A publisher asked Johnson to put together a book on young black men in 1989, but his life got too busy after "Middle Passage" won the National Book Award. He enlisted his friend, McCluskey, who is also a professor (Indiana) and novelist, to work with him. Over seven years they found a group of men, some well-known, others not, to contribute their thoughts.

Johnson had been clipping newspaper articles on race since the early '80s when black-on-black crime, drugs and other afflictions began reaching unprecedented heights. He recited some of them in the book's introduction. The statistics are all familiar by now, and all grim.

A focus of the book became how people cope, and, beyond that, how people move past this pitiful place.

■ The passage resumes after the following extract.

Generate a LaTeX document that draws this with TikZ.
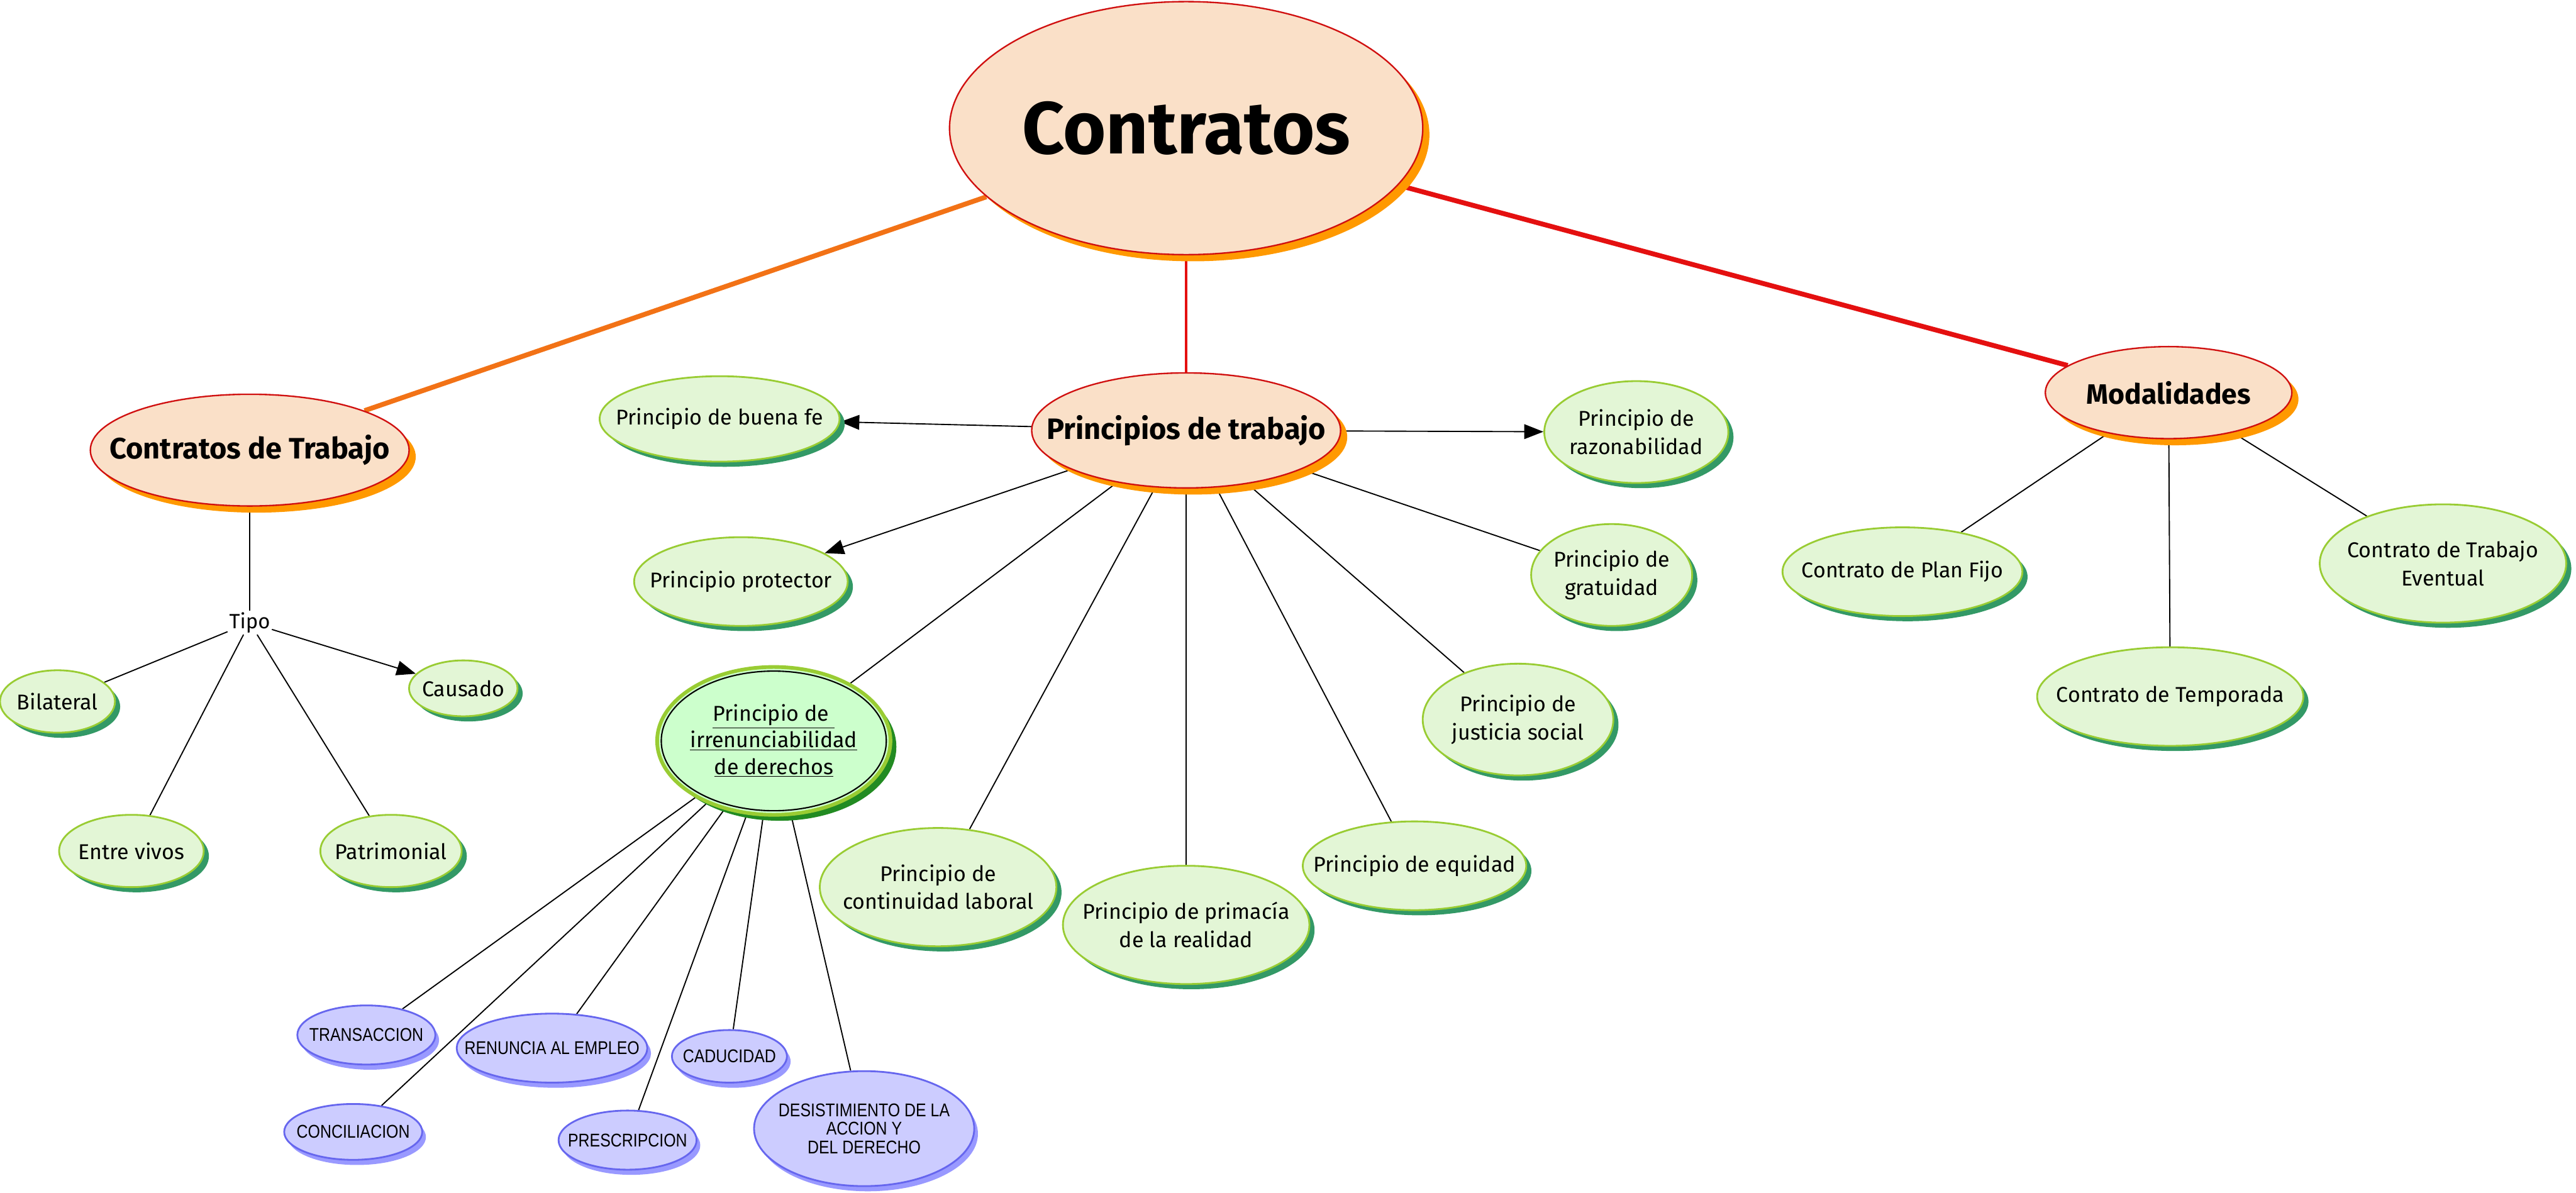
\documentclass[tikz,border=0pt]{standalone}
\usepackage{fontspec}
\setmainfont{Fira Sans}
\newfontfamily\bluefont[FakeStretch=0.85]{Liberation Sans}
\usetikzlibrary{shapes.geometric,shadows,arrows.meta}
\definecolor{peach}{HTML}{FAE0C8}
\definecolor{peachborder}{HTML}{D01010}
\definecolor{orangeshadow}{HTML}{FF9900}
\definecolor{orangelink}{HTML}{F27216}
\definecolor{redlink}{HTML}{E41010}
\definecolor{greenfill}{HTML}{E3F6D6}
\definecolor{greenborder}{HTML}{99CC33}
\definecolor{greenshadow}{HTML}{339966}
\definecolor{irrfill}{HTML}{CCFFCC}
\definecolor{irrshadow}{HTML}{228B22}
\definecolor{bluefill}{HTML}{CCCCFF}
\definecolor{blueborder}{HTML}{6666EE}
\definecolor{blueshadow}{HTML}{9999FF}
\pgfdeclarelayer{bg}
\pgfsetlayers{bg,main}
\tikzset{
  sz/.style 2 args={minimum width=#1*0.07832cm, minimum height=#2*0.07832cm},
  base/.style={ellipse, inner sep=-300pt, align=center},
  peachnode/.style={base, fill=peach, draw=peachborder, line width=1pt,
    drop shadow={shadow xshift=4.5pt, shadow yshift=-4.5pt, fill=orangeshadow, opacity=1}},
  greennode/.style={base, fill=greenfill, draw=greenborder, line width=1.2pt,
    font=\fontsize{14.5}{19}\selectfont,
    drop shadow={shadow xshift=3.5pt, shadow yshift=-3.5pt, fill=greenshadow, opacity=1}},
  irrnode/.style={base, fill=irrfill, draw=greenborder, line width=2.5pt,
    font=\fontsize{14.5}{18}\selectfont,
    drop shadow={shadow xshift=4pt, shadow yshift=-4pt, fill=irrshadow, opacity=1}},
  bluenode/.style={base, fill=bluefill, draw=blueborder, line width=1.2pt,
    font=\bluefont\fontsize{12.5}{12.5}\selectfont,
    drop shadow={shadow xshift=2.5pt, shadow yshift=-3.5pt, fill=blueshadow, opacity=1}},
  link/.style={black, line width=0.8pt},
  arrowlink/.style={link, -{Triangle[length=13pt,width=10pt]}},
  labelnode/.style={inner sep=1pt, font=\fontsize{14}{16}\selectfont},
}
\begin{document}
\begin{tikzpicture}[x=0.03916cm, y=-0.03916cm]
\useasboundingbox (0,0) rectangle (1568,726);

% peach nodes
\node[peachnode, sz={144}{77}, font=\fontsize{50}{60}\selectfont\bfseries] (main) at (722,78) {Contratos};
\node[peachnode, sz={97}{34}, font=\fontsize{20}{24}\selectfont\bfseries] (ct) at (152,274) {Contratos de Trabajo};
\node[peachnode, sz={94}{35}, font=\fontsize{20}{24}\selectfont\bfseries] (pt) at (722,262) {Principios de trabajo};
\node[peachnode, sz={75}{28}, font=\fontsize{19}{23}\selectfont\bfseries] (mod) at (1320,239) {Modalidades};

% Tipo
\node[labelnode] (tipo) at (152,379) {Tipo};
\node[greennode, sz={35}{19}] (bil) at (35,427) {Bilateral};
\node[greennode, sz={33}{17}] (cau) at (282,419) {Causado};
\node[greennode, sz={44}{22}] (ev) at (80,518) {Entre vivos};
\node[greennode, sz={43}{22}] (pat) at (238,518) {Patrimonial};

% principios
\node[greennode, sz={73}{26}] (bf) at (438,255) {Principio de buena fe};
\node[greennode, sz={56}{31}] (raz) at (996,263) {Principio de\\razonabilidad};
\node[greennode, sz={65}{27}] (prot) at (451,354) {Principio protector};
\node[greennode, sz={49}{31}] (grat) at (981,350) {Principio de\\gratuidad};
\node[greennode, sz={58}{34}] (just) at (924,438) {Principio de\\justicia social};
\node[greennode, sz={72}{36}] (cont) at (571,540) {Principio de\\continuidad laboral};
\node[greennode, sz={75}{36}] (prim) at (722,563) {Principio de primacía\\de la realidad};
\node[greennode, sz={68}{27}] (equ) at (861,527) {Principio de equidad};

% irrenunciabilidad
\node[irrnode, sz={71}{45}] (irr) at (471,451)
  {\underline{Principio de\ }\\\underline{irrenunciabilidad}\\\underline{de derechos}};
\draw[black, line width=0.9pt] (irr.center) ellipse (68.5 and 42.5);

% modalidades
\node[greennode, sz={73}{27}] (pf) at (1158,348) {Contrato de Plan Fijo};
\node[greennode, sz={75}{36}] (eve) at (1487,343) {Contrato de Trabajo\\Eventual};
\node[greennode, sz={81}{30}] (temp) at (1321,424) {Contrato de Temporada};

% blue nodes
\node[bluenode, sz={42}{18}] (tra) at (223,630) {TRANSACCION};
\node[bluenode, sz={58}{21}] (ren) at (336,638) {RENUNCIA AL EMPLEO};
\node[bluenode, sz={35}{16}] (cad) at (444,643) {CADUCIDAD};
\node[bluenode, sz={42}{17}] (con) at (215,689) {CONCILIACION};
\node[bluenode, sz={42}{18}] (pre) at (382,694) {PRESCRIPCION};
\node[bluenode, sz={67}{35}] (des) at (526,687) {DESISTIMIENTO DE LA\\ACCION Y\\DEL DERECHO};

\begin{pgfonlayer}{bg}
\draw[orangelink, line width=3.3pt] (main) -- (ct);
\draw[redlink, line width=2pt] (main) -- (pt);
\draw[redlink, line width=3.3pt] (main) -- (mod);

\draw[link] (ct) -- (tipo);
\draw[link] (tipo) -- (bil);
\draw[link] (tipo) -- (ev);
\draw[link] (tipo) -- (pat);
\draw[arrowlink] (tipo) -- (cau);

\draw[arrowlink] (pt) -- (bf);
\draw[arrowlink] (pt) -- (raz);
\draw[arrowlink] (pt) -- (prot);
\draw[link] (pt) -- (grat);
\draw[link] (pt) -- (just);
\draw[link] (pt) -- (irr);
\draw[link] (pt) -- (cont);
\draw[link] (pt) -- (prim);
\draw[link] (pt) -- (equ);

\draw[link] (mod) -- (pf);
\draw[link] (mod) -- (temp);
\draw[link] (mod) -- (eve);

\draw[link] (irr) -- (tra);
\draw[link] (irr) -- (con);
\draw[link] (irr) -- (ren);
\draw[link] (irr) -- (pre);
\draw[link] (irr) -- (cad);
\draw[link] (irr) -- (des);
\end{pgfonlayer}
\end{tikzpicture}
\end{document}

Says Johnson, "There are two running cultural alternatives. I don't think it is to the same extent true for other groups. It is unique to black male experience."

Johnson says the prize fight between Mike Tyson and Evander Holyfield pitted those two archetypes against one another. Holyfield was the good Christian who had worked hard despite other people's lack of belief in him. Tyson was the unpredictable street fighter, a man with a criminal past and very little to suggest a better future.

They are both responses to the attitudes the people around me and you have about black men, and to the conditions in which many black men find themselves.

Many of the people in this book transcend those roles. They write about discipline and morality and self-knowledge and about the dangers of allowing anger to become self-destructive.

One of the contributors, David Nicholson, writes, "The issue is no longer as simple as focusing on the problems America poses for black men; we have to ask about the problems black men pose for each other and for themselves."

In 1994, Johnson's alma mater, Southern Illinois University, established the Charles Johnson Award for Fiction and Poetry. (See its Web site for writers: www.siu.edu/ centsjohnson.)

Three books are being written about him and his work. Still, he gets "the look" sometimes. That momentary meeting of eyes in which someone at the mall, on the street, at the office, signals, perhaps without their ever being aware of it, that to them you are a . . . well, we don't want to use that word.

He has enough armor to keep on stepping with his head held high.

Johnson is optimistic that things will change, someday.

When it does happen, says Johnson, "it will have to be internal. Black Americans will have to do it on our own."